_TASK TO CARRY OUT_. Your copy of the material must match it exactly, except that pictures are dropped.

_GIVEN MATERIAL_.
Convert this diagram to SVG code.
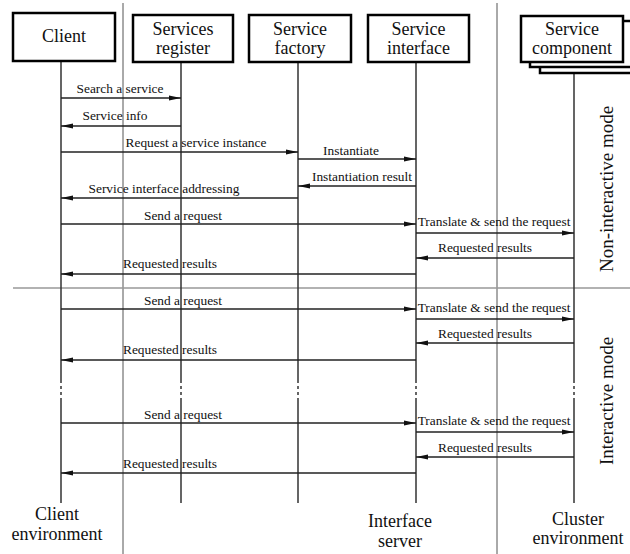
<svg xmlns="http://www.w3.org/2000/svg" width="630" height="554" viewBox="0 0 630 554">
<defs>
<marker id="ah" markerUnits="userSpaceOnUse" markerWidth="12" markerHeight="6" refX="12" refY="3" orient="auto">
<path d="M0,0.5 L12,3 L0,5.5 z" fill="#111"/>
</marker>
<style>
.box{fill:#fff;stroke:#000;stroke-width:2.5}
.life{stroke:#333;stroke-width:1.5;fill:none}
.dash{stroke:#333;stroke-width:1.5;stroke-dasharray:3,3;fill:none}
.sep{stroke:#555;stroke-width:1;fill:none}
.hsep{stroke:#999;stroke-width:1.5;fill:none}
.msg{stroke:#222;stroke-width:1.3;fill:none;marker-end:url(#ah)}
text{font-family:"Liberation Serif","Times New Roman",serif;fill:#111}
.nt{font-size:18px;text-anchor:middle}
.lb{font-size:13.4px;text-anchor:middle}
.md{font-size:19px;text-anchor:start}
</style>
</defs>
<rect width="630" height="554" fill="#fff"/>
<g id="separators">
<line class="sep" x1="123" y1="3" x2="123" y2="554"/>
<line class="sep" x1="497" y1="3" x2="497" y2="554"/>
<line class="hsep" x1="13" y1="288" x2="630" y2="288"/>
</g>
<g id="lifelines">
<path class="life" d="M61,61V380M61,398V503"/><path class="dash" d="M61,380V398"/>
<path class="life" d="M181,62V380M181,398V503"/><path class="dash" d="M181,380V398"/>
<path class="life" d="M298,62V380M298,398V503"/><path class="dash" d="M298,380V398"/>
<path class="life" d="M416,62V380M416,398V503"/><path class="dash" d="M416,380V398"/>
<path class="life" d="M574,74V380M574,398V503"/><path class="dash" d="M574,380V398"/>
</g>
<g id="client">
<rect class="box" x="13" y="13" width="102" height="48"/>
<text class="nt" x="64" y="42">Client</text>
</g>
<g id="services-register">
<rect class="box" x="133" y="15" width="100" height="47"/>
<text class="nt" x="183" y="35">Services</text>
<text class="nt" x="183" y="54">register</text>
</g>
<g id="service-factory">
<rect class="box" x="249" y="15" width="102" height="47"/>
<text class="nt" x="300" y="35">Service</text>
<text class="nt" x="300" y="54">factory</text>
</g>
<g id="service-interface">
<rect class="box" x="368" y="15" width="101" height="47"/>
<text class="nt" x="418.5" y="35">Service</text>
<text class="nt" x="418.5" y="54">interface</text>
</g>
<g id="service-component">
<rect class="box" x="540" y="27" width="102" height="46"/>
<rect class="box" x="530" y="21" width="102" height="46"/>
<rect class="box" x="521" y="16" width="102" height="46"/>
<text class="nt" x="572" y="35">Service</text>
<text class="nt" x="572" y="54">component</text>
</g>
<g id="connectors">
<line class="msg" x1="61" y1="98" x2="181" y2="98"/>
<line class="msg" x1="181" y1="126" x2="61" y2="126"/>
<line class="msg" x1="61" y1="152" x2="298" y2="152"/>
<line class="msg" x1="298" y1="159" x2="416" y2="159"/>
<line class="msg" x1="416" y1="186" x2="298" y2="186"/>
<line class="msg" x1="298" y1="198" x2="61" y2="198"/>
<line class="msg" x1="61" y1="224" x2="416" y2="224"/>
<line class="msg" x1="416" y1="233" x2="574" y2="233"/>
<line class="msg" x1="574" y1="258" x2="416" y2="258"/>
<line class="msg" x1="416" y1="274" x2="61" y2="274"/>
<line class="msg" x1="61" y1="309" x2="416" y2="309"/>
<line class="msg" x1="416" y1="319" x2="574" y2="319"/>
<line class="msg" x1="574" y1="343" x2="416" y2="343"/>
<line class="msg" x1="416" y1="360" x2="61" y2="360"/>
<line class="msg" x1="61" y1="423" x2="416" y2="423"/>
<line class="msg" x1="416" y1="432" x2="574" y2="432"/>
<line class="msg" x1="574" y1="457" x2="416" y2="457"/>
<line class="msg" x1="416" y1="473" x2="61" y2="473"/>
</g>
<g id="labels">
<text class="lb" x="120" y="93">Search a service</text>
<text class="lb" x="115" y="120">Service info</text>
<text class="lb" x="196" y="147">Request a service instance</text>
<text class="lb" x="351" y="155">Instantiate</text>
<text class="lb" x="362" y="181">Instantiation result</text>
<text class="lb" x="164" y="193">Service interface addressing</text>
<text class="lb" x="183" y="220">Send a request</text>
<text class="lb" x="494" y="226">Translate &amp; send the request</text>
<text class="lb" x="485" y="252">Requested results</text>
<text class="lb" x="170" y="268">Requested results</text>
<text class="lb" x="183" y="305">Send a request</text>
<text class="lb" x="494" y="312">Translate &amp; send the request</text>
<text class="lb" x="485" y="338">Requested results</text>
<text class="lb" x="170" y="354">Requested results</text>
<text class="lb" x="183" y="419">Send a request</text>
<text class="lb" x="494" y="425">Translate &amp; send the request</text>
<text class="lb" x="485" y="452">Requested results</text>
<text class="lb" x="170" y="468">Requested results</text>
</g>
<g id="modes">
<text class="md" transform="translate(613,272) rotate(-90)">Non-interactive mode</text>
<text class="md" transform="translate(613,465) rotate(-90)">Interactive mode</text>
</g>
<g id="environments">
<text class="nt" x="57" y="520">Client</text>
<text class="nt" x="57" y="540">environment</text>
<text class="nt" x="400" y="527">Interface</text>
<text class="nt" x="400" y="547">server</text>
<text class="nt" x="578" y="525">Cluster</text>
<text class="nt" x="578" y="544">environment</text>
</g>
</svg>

_ANSWER TO THIS PROBLEM_.
Convert this diagram to SVG code.
<svg xmlns="http://www.w3.org/2000/svg" width="630" height="554" viewBox="0 0 630 554">
<defs>
<marker id="ah" markerUnits="userSpaceOnUse" markerWidth="12" markerHeight="6" refX="12" refY="3" orient="auto">
<path d="M0,0.5 L12,3 L0,5.5 z" fill="#111"/>
</marker>
<style>
.box{fill:#fff;stroke:#000;stroke-width:2.5}
.life{stroke:#333;stroke-width:1.5;fill:none}
.dash{stroke:#333;stroke-width:1.5;stroke-dasharray:3,3;fill:none}
.sep{stroke:#555;stroke-width:1;fill:none}
.hsep{stroke:#999;stroke-width:1.5;fill:none}
.msg{stroke:#222;stroke-width:1.3;fill:none;marker-end:url(#ah)}
text{font-family:"Liberation Serif","Times New Roman",serif;fill:#111}
.nt{font-size:18px;text-anchor:middle}
.lb{font-size:13.4px;text-anchor:middle}
.md{font-size:19px;text-anchor:start}
</style>
</defs>
<rect width="630" height="554" fill="#fff"/>
<g id="separators">
<line class="sep" x1="123" y1="3" x2="123" y2="554"/>
<line class="sep" x1="497" y1="3" x2="497" y2="554"/>
<line class="hsep" x1="13" y1="288" x2="630" y2="288"/>
</g>
<g id="lifelines">
<path class="life" d="M61,61V380M61,398V503"/><path class="dash" d="M61,380V398"/>
<path class="life" d="M181,62V380M181,398V503"/><path class="dash" d="M181,380V398"/>
<path class="life" d="M298,62V380M298,398V503"/><path class="dash" d="M298,380V398"/>
<path class="life" d="M416,62V380M416,398V503"/><path class="dash" d="M416,380V398"/>
<path class="life" d="M574,74V380M574,398V503"/><path class="dash" d="M574,380V398"/>
</g>
<g id="client">
<rect class="box" x="13" y="13" width="102" height="48"/>
<text class="nt" x="64" y="42">Client</text>
</g>
<g id="services-register">
<rect class="box" x="133" y="15" width="100" height="47"/>
<text class="nt" x="183" y="35">Services</text>
<text class="nt" x="183" y="54">register</text>
</g>
<g id="service-factory">
<rect class="box" x="249" y="15" width="102" height="47"/>
<text class="nt" x="300" y="35">Service</text>
<text class="nt" x="300" y="54">factory</text>
</g>
<g id="service-interface">
<rect class="box" x="368" y="15" width="101" height="47"/>
<text class="nt" x="418.5" y="35">Service</text>
<text class="nt" x="418.5" y="54">interface</text>
</g>
<g id="service-component">
<rect class="box" x="540" y="27" width="102" height="46"/>
<rect class="box" x="530" y="21" width="102" height="46"/>
<rect class="box" x="521" y="16" width="102" height="46"/>
<text class="nt" x="572" y="35">Service</text>
<text class="nt" x="572" y="54">component</text>
</g>
<g id="connectors">
<line class="msg" x1="61" y1="98" x2="181" y2="98"/>
<line class="msg" x1="181" y1="126" x2="61" y2="126"/>
<line class="msg" x1="61" y1="152" x2="298" y2="152"/>
<line class="msg" x1="298" y1="159" x2="416" y2="159"/>
<line class="msg" x1="416" y1="186" x2="298" y2="186"/>
<line class="msg" x1="298" y1="198" x2="61" y2="198"/>
<line class="msg" x1="61" y1="224" x2="416" y2="224"/>
<line class="msg" x1="416" y1="233" x2="574" y2="233"/>
<line class="msg" x1="574" y1="258" x2="416" y2="258"/>
<line class="msg" x1="416" y1="274" x2="61" y2="274"/>
<line class="msg" x1="61" y1="309" x2="416" y2="309"/>
<line class="msg" x1="416" y1="319" x2="574" y2="319"/>
<line class="msg" x1="574" y1="343" x2="416" y2="343"/>
<line class="msg" x1="416" y1="360" x2="61" y2="360"/>
<line class="msg" x1="61" y1="423" x2="416" y2="423"/>
<line class="msg" x1="416" y1="432" x2="574" y2="432"/>
<line class="msg" x1="574" y1="457" x2="416" y2="457"/>
<line class="msg" x1="416" y1="473" x2="61" y2="473"/>
</g>
<g id="labels">
<text class="lb" x="120" y="93">Search a service</text>
<text class="lb" x="115" y="120">Service info</text>
<text class="lb" x="196" y="147">Request a service instance</text>
<text class="lb" x="351" y="155">Instantiate</text>
<text class="lb" x="362" y="181">Instantiation result</text>
<text class="lb" x="164" y="193">Service interface addressing</text>
<text class="lb" x="183" y="220">Send a request</text>
<text class="lb" x="494" y="226">Translate &amp; send the request</text>
<text class="lb" x="485" y="252">Requested results</text>
<text class="lb" x="170" y="268">Requested results</text>
<text class="lb" x="183" y="305">Send a request</text>
<text class="lb" x="494" y="312">Translate &amp; send the request</text>
<text class="lb" x="485" y="338">Requested results</text>
<text class="lb" x="170" y="354">Requested results</text>
<text class="lb" x="183" y="419">Send a request</text>
<text class="lb" x="494" y="425">Translate &amp; send the request</text>
<text class="lb" x="485" y="452">Requested results</text>
<text class="lb" x="170" y="468">Requested results</text>
</g>
<g id="modes">
<text class="md" transform="translate(613,272) rotate(-90)">Non-interactive mode</text>
<text class="md" transform="translate(613,465) rotate(-90)">Interactive mode</text>
</g>
<g id="environments">
<text class="nt" x="57" y="520">Client</text>
<text class="nt" x="57" y="540">environment</text>
<text class="nt" x="400" y="527">Interface</text>
<text class="nt" x="400" y="547">server</text>
<text class="nt" x="578" y="525">Cluster</text>
<text class="nt" x="578" y="544">environment</text>
</g>
</svg>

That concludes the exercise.